**AIM OF THE TASK**.
Copy out the whole listing exactly as written, leaving the pictures behind.

**INFORMATION PROVIDED**.
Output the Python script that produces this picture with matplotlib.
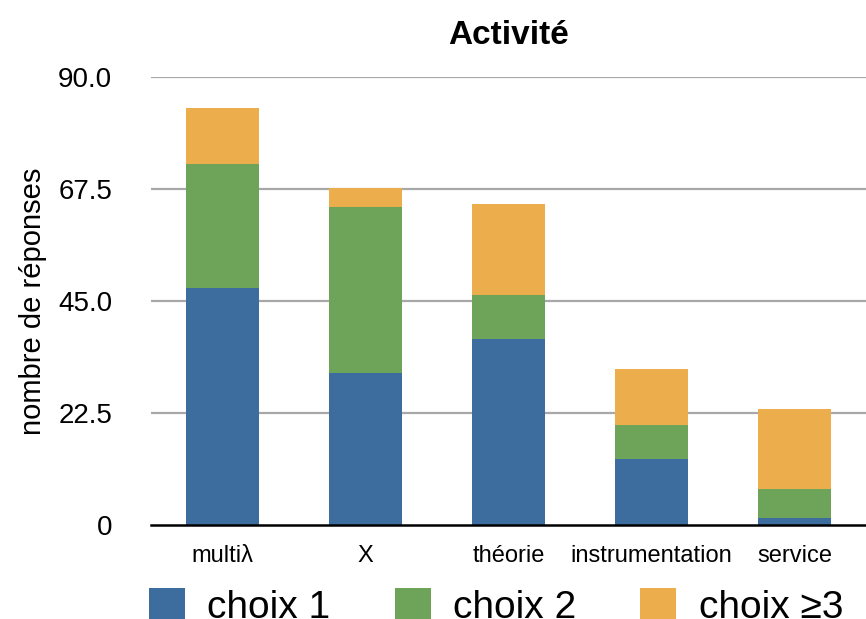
import matplotlib
matplotlib.use("Agg")
import matplotlib.pyplot as plt
import numpy as np

plt.rcParams["font.family"] = ["Liberation Sans", "DejaVu Sans"]

# Responses per activity, stacked by choice rank
CATEGORIES = ["multiλ", "X", "théorie", "instrumentation", "service"]
CHOIX_1 = [47.7, 30.6, 37.4, 13.3, 1.5]
CHOIX_2 = [24.9, 33.3, 8.9, 6.8, 5.8]
CHOIX_3 = [11.2, 3.9, 18.2, 11.3, 16.1]
SERIES = ["choix 1", "choix 2", "choix ≥3"]
COLORS = ["#3D6C9E", "#6DA459", "#ECAE4C"]

Y_TICKS = [0, 22.5, 45.0, 67.5, 90.0]
Y_TICK_LABELS = ["0", "22.5", "45.0", "67.5", "90.0"]


def main() -> None:
    fig = plt.figure(figsize=(8.66, 6.19), dpi=100)
    ax = fig.add_axes([0.1744, 0.1514, 0.8256, 0.7237])

    x = np.arange(len(CATEGORIES))
    bottom = np.zeros(len(CATEGORIES))
    for name, values, color in zip(SERIES, [CHOIX_1, CHOIX_2, CHOIX_3], COLORS):
        ax.bar(x, values, width=0.516, bottom=bottom, color=color,
               label=name, zorder=2)
        bottom += np.array(values)

    ax.set_xlim(-0.5, len(CATEGORIES) - 0.5)
    ax.set_ylim(0, 90)
    ax.set_yticks(Y_TICKS)
    ax.set_yticklabels(Y_TICK_LABELS, fontsize=20)
    ax.set_xticks(x)
    ax.set_xticklabels(CATEGORIES, fontsize=17)
    ax.tick_params(axis="y", length=0, pad=28)
    ax.tick_params(axis="x", length=0, pad=14)

    for y in Y_TICKS[1:]:
        ax.axhline(y, color="#A8A8A8", linewidth=1.6, zorder=1)

    for side in ["top", "right", "left"]:
        ax.spines[side].set_visible(False)
    ax.spines["bottom"].set_color("black")
    ax.spines["bottom"].set_linewidth(1.8)
    ax.spines["bottom"].set_zorder(3)

    ax.set_title("Activité", fontsize=24, fontweight="bold", pad=24)
    ax.set_ylabel("nombre de réponses", fontsize=21, labelpad=8)

    fig.legend(
        loc="upper left",
        bbox_to_anchor=(0.172, 0.050),
        ncol=3,
        frameon=False,
        fontsize=28,
        handlelength=0.93,
        handleheight=0.93,
        handletextpad=0.57,
        columnspacing=1.65,
        borderpad=0,
        borderaxespad=0,
    )

    fig.savefig("out.png", dpi=100)
    plt.close(fig)


if __name__ == "__main__":
    main()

**ANSWER TO THIS EXERCISE**.
Output the Python script that produces this picture with matplotlib.
import matplotlib
matplotlib.use("Agg")
import matplotlib.pyplot as plt
import numpy as np

plt.rcParams["font.family"] = ["Liberation Sans", "DejaVu Sans"]

# Responses per activity, stacked by choice rank
CATEGORIES = ["multiλ", "X", "théorie", "instrumentation", "service"]
CHOIX_1 = [47.7, 30.6, 37.4, 13.3, 1.5]
CHOIX_2 = [24.9, 33.3, 8.9, 6.8, 5.8]
CHOIX_3 = [11.2, 3.9, 18.2, 11.3, 16.1]
SERIES = ["choix 1", "choix 2", "choix ≥3"]
COLORS = ["#3D6C9E", "#6DA459", "#ECAE4C"]

Y_TICKS = [0, 22.5, 45.0, 67.5, 90.0]
Y_TICK_LABELS = ["0", "22.5", "45.0", "67.5", "90.0"]


def main() -> None:
    fig = plt.figure(figsize=(8.66, 6.19), dpi=100)
    ax = fig.add_axes([0.1744, 0.1514, 0.8256, 0.7237])

    x = np.arange(len(CATEGORIES))
    bottom = np.zeros(len(CATEGORIES))
    for name, values, color in zip(SERIES, [CHOIX_1, CHOIX_2, CHOIX_3], COLORS):
        ax.bar(x, values, width=0.516, bottom=bottom, color=color,
               label=name, zorder=2)
        bottom += np.array(values)

    ax.set_xlim(-0.5, len(CATEGORIES) - 0.5)
    ax.set_ylim(0, 90)
    ax.set_yticks(Y_TICKS)
    ax.set_yticklabels(Y_TICK_LABELS, fontsize=20)
    ax.set_xticks(x)
    ax.set_xticklabels(CATEGORIES, fontsize=17)
    ax.tick_params(axis="y", length=0, pad=28)
    ax.tick_params(axis="x", length=0, pad=14)

    for y in Y_TICKS[1:]:
        ax.axhline(y, color="#A8A8A8", linewidth=1.6, zorder=1)

    for side in ["top", "right", "left"]:
        ax.spines[side].set_visible(False)
    ax.spines["bottom"].set_color("black")
    ax.spines["bottom"].set_linewidth(1.8)
    ax.spines["bottom"].set_zorder(3)

    ax.set_title("Activité", fontsize=24, fontweight="bold", pad=24)
    ax.set_ylabel("nombre de réponses", fontsize=21, labelpad=8)

    fig.legend(
        loc="upper left",
        bbox_to_anchor=(0.172, 0.050),
        ncol=3,
        frameon=False,
        fontsize=28,
        handlelength=0.93,
        handleheight=0.93,
        handletextpad=0.57,
        columnspacing=1.65,
        borderpad=0,
        borderaxespad=0,
    )

    fig.savefig("out.png", dpi=100)
    plt.close(fig)


if __name__ == "__main__":
    main()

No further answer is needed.